[Rows from a dataset of charts and code]

— begin —

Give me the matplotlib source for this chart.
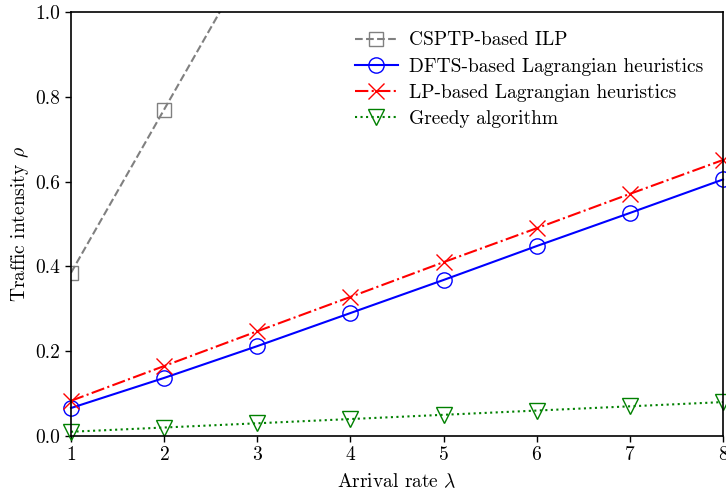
"""Traffic intensity vs arrival rate for the four algorithms."""

import matplotlib
matplotlib.use("Agg")
import matplotlib.pyplot as plt

arrival_rate = [1, 2, 3, 4, 5, 6, 7, 8]
csptp_ilp = [0.385, 0.77, 1.155, 1.54, 1.925, 2.31, 2.695, 3.08]
dfts_lagrangian = [0.066, 0.137, 0.212, 0.290, 0.368, 0.448, 0.526, 0.605]
lp_lagrangian = [0.083, 0.165, 0.247, 0.328, 0.410, 0.490, 0.571, 0.651]
greedy = [0.01, 0.02, 0.03, 0.04, 0.05, 0.06, 0.07, 0.08]

labels = [
    "CSPTP-based ILP",
    "DFTS-based Lagrangian heuristics",
    "LP-based Lagrangian heuristics",
    "Greedy algorithm",
]

plt.rcParams["font.family"] = "serif"
plt.rcParams["font.serif"] = ["cmr10"]
plt.rcParams["mathtext.fontset"] = "cm"
plt.rcParams["axes.formatter.use_mathtext"] = True

fig = plt.figure(figsize=(7.26, 4.92), dpi=100)
ax = fig.add_axes([71 / 726, 56 / 492, 652 / 726, 424 / 492])

ax.plot(arrival_rate, csptp_ilp, color="gray", linestyle="--", marker="s",
        markersize=10, markerfacecolor="none", markeredgecolor="gray",
        markeredgewidth=1.0, linewidth=1.5, label=labels[0])
ax.plot(arrival_rate, dfts_lagrangian, color="blue", linestyle="-", marker="o",
        markersize=11, markerfacecolor="none", markeredgewidth=1.0,
        linewidth=1.5, label=labels[1], clip_on=False)
ax.plot(arrival_rate, lp_lagrangian, color="red", linestyle="-.", marker="x",
        markersize=11, markeredgewidth=1.0, linewidth=1.5, label=labels[2],
        clip_on=False)
ax.plot(arrival_rate, greedy, color="green", linestyle=":", marker="v",
        markersize=11, markerfacecolor="none", markeredgewidth=1.0,
        linewidth=1.5, label=labels[3], clip_on=False)

ax.set_xlim(1, 8)
ax.set_ylim(0, 1.0)
ax.set_xticks(arrival_rate)
ax.set_yticks([0.0, 0.2, 0.4, 0.6, 0.8, 1.0])
ax.set_yticklabels(["0.0", "0.2", "0.4", "0.6", "0.8", "1.0"])
ax.tick_params(labelsize=14, direction="out", length=4, width=1)
for spine in ax.spines.values():
    spine.set_linewidth(1.2)

ax.set_xlabel(r"Arrival rate $\lambda$", fontsize=14, labelpad=6)
ax.set_ylabel(r"Traffic intensity $\rho$", fontsize=14, labelpad=3)

ax.legend(loc="upper right", frameon=False, fontsize=14, handlelength=2.2,
          borderaxespad=0.6, labelspacing=0.42, handletextpad=0.6)

fig.savefig("out.png", dpi=100)
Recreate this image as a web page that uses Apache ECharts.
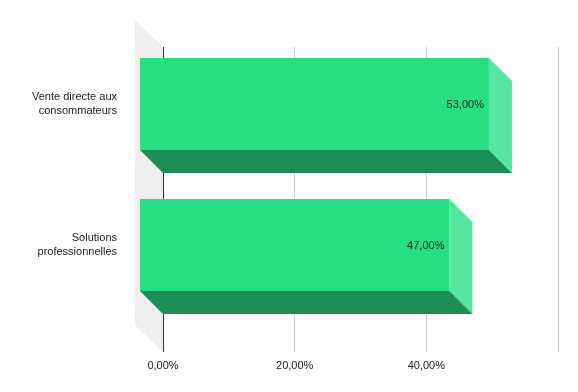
<!DOCTYPE html>
<html>
<head>
<meta charset="utf-8">
<style>
  html, body { margin: 0; padding: 0; background: #ffffff; }
  #chart { width: 578px; height: 392px; }
</style>
<script src="https://cdn.jsdelivr.net/npm/echarts@6/dist/echarts.min.js"></script>
</head>
<body>
<div id="chart"></div>
<script>
// ---- data ----
const categories = ['Vente directe aux\nconsommateurs', 'Solutions\nprofessionnelles'];
const shares = [53, 47];           // percent
const axisMin = 0;
const axisMax = 60;
const axisStep = 20;

// ---- styling ----
const FONT = "'Liberation Sans', Arial, sans-serif";
const DEPTH = 23;
const FRONT = '#27df83';
const SIDE = '#55e59c';
const BOTTOM = '#1c8e54';
const fmt = v => v.toFixed(2).replace('.', ',') + '%';

const chart = echarts.init(document.getElementById('chart'), null, { renderer: 'canvas' });

const option = {
  animation: false,
  backgroundColor: '#ffffff',
  textStyle: { fontFamily: FONT },
  grid: [
    { left: 163, width: 395, top: 47, bottom: 40, containLabel: false },
    { left: 140, width: 395, top: 33.5, height: 282, containLabel: false }
  ],
  graphic: {
    elements: [{
      type: 'polygon', z: -10, silent: true,
      shape: { points: [[135, 20], [163, 47], [163, 352], [135, 325]] },
      style: { fill: '#efefef' }
    }]
  },
  xAxis: [
    {
      gridIndex: 0, type: 'value', min: axisMin, max: axisMax, interval: axisStep,
      axisLine: { show: false }, axisTick: { show: false },
      splitLine: { show: true, lineStyle: { color: ['#333333', '#cccccc', '#cccccc', '#cccccc'], width: 1 } },
      axisLabel: { show: true, showMaxLabel: false, margin: 8, color: '#222222', fontSize: 11, fontFamily: FONT, formatter: v => fmt(v) }
    },
    {
      gridIndex: 1, type: 'value', min: axisMin, max: axisMax, interval: axisStep,
      show: false
    }
  ],
  yAxis: [
    { gridIndex: 0, type: 'category', data: categories, inverse: true, show: false },
    {
      gridIndex: 1, type: 'category', data: categories, inverse: true,
      axisLine: { show: false }, axisTick: { show: false }, splitLine: { show: false },
      axisLabel: {
        margin: 23, color: '#222222', fontSize: 11, fontFamily: FONT,
        lineHeight: 14, align: 'right'
      }
    }
  ],
  series: [{
    type: 'custom',
    xAxisIndex: 1, yAxisIndex: 1,
    clip: false,
    encode: { x: 1, y: 0 },
    data: shares.map((v, i) => [i, v]),
    renderItem: function (params, api) {
      const idx = api.value(0);
      const val = api.value(1);
      const p0 = api.coord([axisMin, idx]);
      const p1 = api.coord([val, idx]);
      const band = api.size([0, 1])[1];
      const h = band * 0.652;
      const x0 = p0[0], x1 = p1[0], yc = p0[1];
      const top = yc - h / 2, bot = yc + h / 2;
      const d = DEPTH;
      return {
        type: 'group',
        children: [
          { type: 'polygon', shape: { points: [[x1, top], [x1 + d, top + d], [x1 + d, bot + d], [x1, bot]] }, style: { fill: SIDE } },
          { type: 'polygon', shape: { points: [[x0, bot], [x1, bot], [x1 + d, bot + d], [x0 + d, bot + d]] }, style: { fill: BOTTOM } },
          { type: 'rect', shape: { x: x0, y: top, width: x1 - x0, height: h }, style: { fill: FRONT } },
          { type: 'text', x: x1 - 5, y: yc + 1, style: { text: fmt(val), fill: '#222222', font: '11px ' + FONT, align: 'right', verticalAlign: 'middle' } }
        ]
      };
    }
  }]
};
chart.setOption(option);
</script>
</body>
</html>
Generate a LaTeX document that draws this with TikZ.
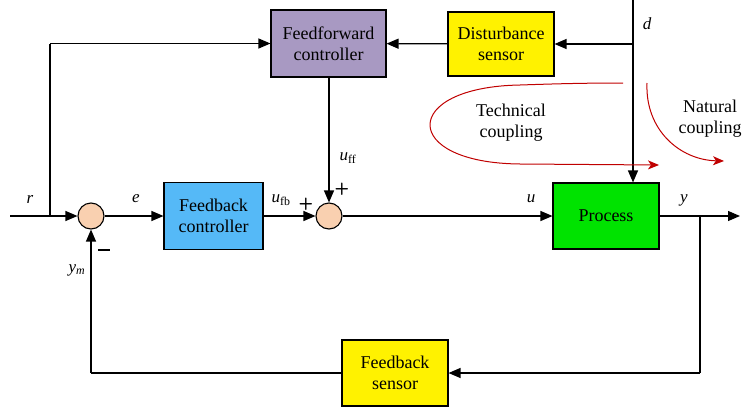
\documentclass[tikz,border=0pt]{standalone}
\usepackage{fontspec}
\setmainfont{Liberation Serif}
\usetikzlibrary{arrows.meta}
\definecolor{ffpurple}{HTML}{A899C2}
\definecolor{fbblue}{HTML}{55B9F7}
\definecolor{procgreen}{HTML}{00E300}
\definecolor{sumpeach}{HTML}{F9D0B0}
\definecolor{cplred}{HTML}{C00000}
\begin{document}
\begin{tikzpicture}[x=1pt,y=-1pt,
  blk/.style={draw=black,line width=1.1pt,align=center,inner sep=0pt,font=\fontsize{18}{21}\selectfont},
  sumnode/.style={circle,draw=black,line width=1.1pt,fill=sumpeach,minimum size=26pt,inner sep=0pt},
  sig/.style={line width=1.2pt,-{Triangle[length=12pt,width=10pt]}},
  wire/.style={line width=1.2pt},
  cpl/.style={line width=1pt,draw=cplred,-{Stealth[length=11pt,width=9pt,inset=3pt]}},
  lbl/.style={font=\fontsize{17}{19}\selectfont\itshape,inner sep=0pt},
  ctext/.style={align=center,font=\fontsize{18}{21}\selectfont,inner sep=0pt},
  sgn/.style={inner sep=0pt,font=\fontsize{17}{19}\selectfont\bfseries\sffamily}]
\useasboundingbox (0,0) rectangle (744,407);
% blocks
\node[blk,fill=ffpurple,minimum width=115pt,minimum height=67pt] (ff) at (328.5,43.5) {Feedforward\\controller};
\node[blk,fill=yellow,minimum width=106pt,minimum height=64pt] (ds) at (501,44) {Disturbance\\sensor};
\node[blk,fill=fbblue,minimum width=99pt,minimum height=67pt] (fbc) at (213.5,216) {Feedback\\controller};
\node[blk,fill=procgreen,minimum width=106pt,minimum height=66pt] (proc) at (606,216) {Process};
\node[blk,fill=yellow,minimum width=106pt,minimum height=66pt] (fbs) at (395,373) {Feedback\\sensor};
\node[sumnode] (s1) at (91,216) {};
\node[sumnode] (s2) at (329,216) {};
% coordinates
\coordinate (rin) at (10,216);
\coordinate (br1) at (50,216);
\coordinate (br1t) at (50,43.5);
\coordinate (dtop) at (633,0);
\coordinate (dbr) at (633,44);
\coordinate (ybr) at (700,216);
\coordinate (yout) at (740,216);
\coordinate (ybot) at (700,373);
\coordinate (fbl) at (91,373);
% connectors
\draw[sig] (rin) -- (s1);
\draw[wire] (br1) -- (br1t);
\draw[sig] (br1t) -- (ff.west |- br1t);
\draw[sig] (s1) -- (fbc);
\draw[sig] (fbc) -- (s2);
\draw[sig] (ff.south -| s2) -- (s2);
\draw[sig] (s2) -- (proc);
\draw[sig] (proc) -- (yout);
\draw[sig] (dbr) -- (ds);
\draw[sig] (ds) -- (ff);
\draw[sig] (dtop) -- (dtop |- proc.north);
\draw[wire] (ybr) -- (ybot);
\draw[sig] (ybot) -- (fbs.east |- ybot);
\draw[wire] (fbs.west |- fbl) -- (fbl);
\draw[sig] (fbl) -- (s1);
% coupling curves
\coordinate (tc0) at (623,83);
\coordinate (tc1) at (520,85);
\coordinate (tc2) at (520,164);
\coordinate (tcend) at (659,165);
\draw[cpl] (tc0) .. controls (580,83) and (550,84) .. (tc1) .. controls (400,87) and (400,163) .. (tc2) -- (tcend);
\coordinate (nc0) at (647,83);
\coordinate (ncend) at (724,161);
\draw[cpl] (nc0) .. controls (645,130) and (680,160) .. (ncend);
\node[ctext] (tct) at (511,123) {Technical\\coupling};
\node[ctext] (nct) at (710,119) {Natural\\coupling};
% labels
\node[lbl] (lr) at (30,199) {r};
\node[lbl] (le) at (136,199) {e};
\node[lbl] (lufb) at (281,200) {u\textsubscript{\upshape fb}};
\node[lbl] (luff) at (348,158) {u\textsubscript{\upshape ff}};
\node[lbl] (lu) at (531,199) {u};
\node[lbl] (ly) at (684,200) {y};
\node[lbl] (ld) at (647,24) {d};
\node[lbl] (lym) at (77,270) {y\textsubscript{m}};
\node[sgn] (p1) at (306,204) {+};
\node[sgn] (p2) at (342,189) {+};
\draw[line width=1.6pt] (98,250) -- (110,250);
\end{tikzpicture}
\end{document}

— end —

▶ **Stated exercise**
Output exactly the span of lines from the top of the listing through the line holding "ax = fig.add_axes([71", and leave every picture out.

▶ **Task response**
Give me the matplotlib source for this chart.
"""Traffic intensity vs arrival rate for the four algorithms."""

import matplotlib
matplotlib.use("Agg")
import matplotlib.pyplot as plt

arrival_rate = [1, 2, 3, 4, 5, 6, 7, 8]
csptp_ilp = [0.385, 0.77, 1.155, 1.54, 1.925, 2.31, 2.695, 3.08]
dfts_lagrangian = [0.066, 0.137, 0.212, 0.290, 0.368, 0.448, 0.526, 0.605]
lp_lagrangian = [0.083, 0.165, 0.247, 0.328, 0.410, 0.490, 0.571, 0.651]
greedy = [0.01, 0.02, 0.03, 0.04, 0.05, 0.06, 0.07, 0.08]

labels = [
    "CSPTP-based ILP",
    "DFTS-based Lagrangian heuristics",
    "LP-based Lagrangian heuristics",
    "Greedy algorithm",
]

plt.rcParams["font.family"] = "serif"
plt.rcParams["font.serif"] = ["cmr10"]
plt.rcParams["mathtext.fontset"] = "cm"
plt.rcParams["axes.formatter.use_mathtext"] = True

fig = plt.figure(figsize=(7.26, 4.92), dpi=100)
ax = fig.add_axes([71 / 726, 56 / 492, 652 / 726, 424 / 492])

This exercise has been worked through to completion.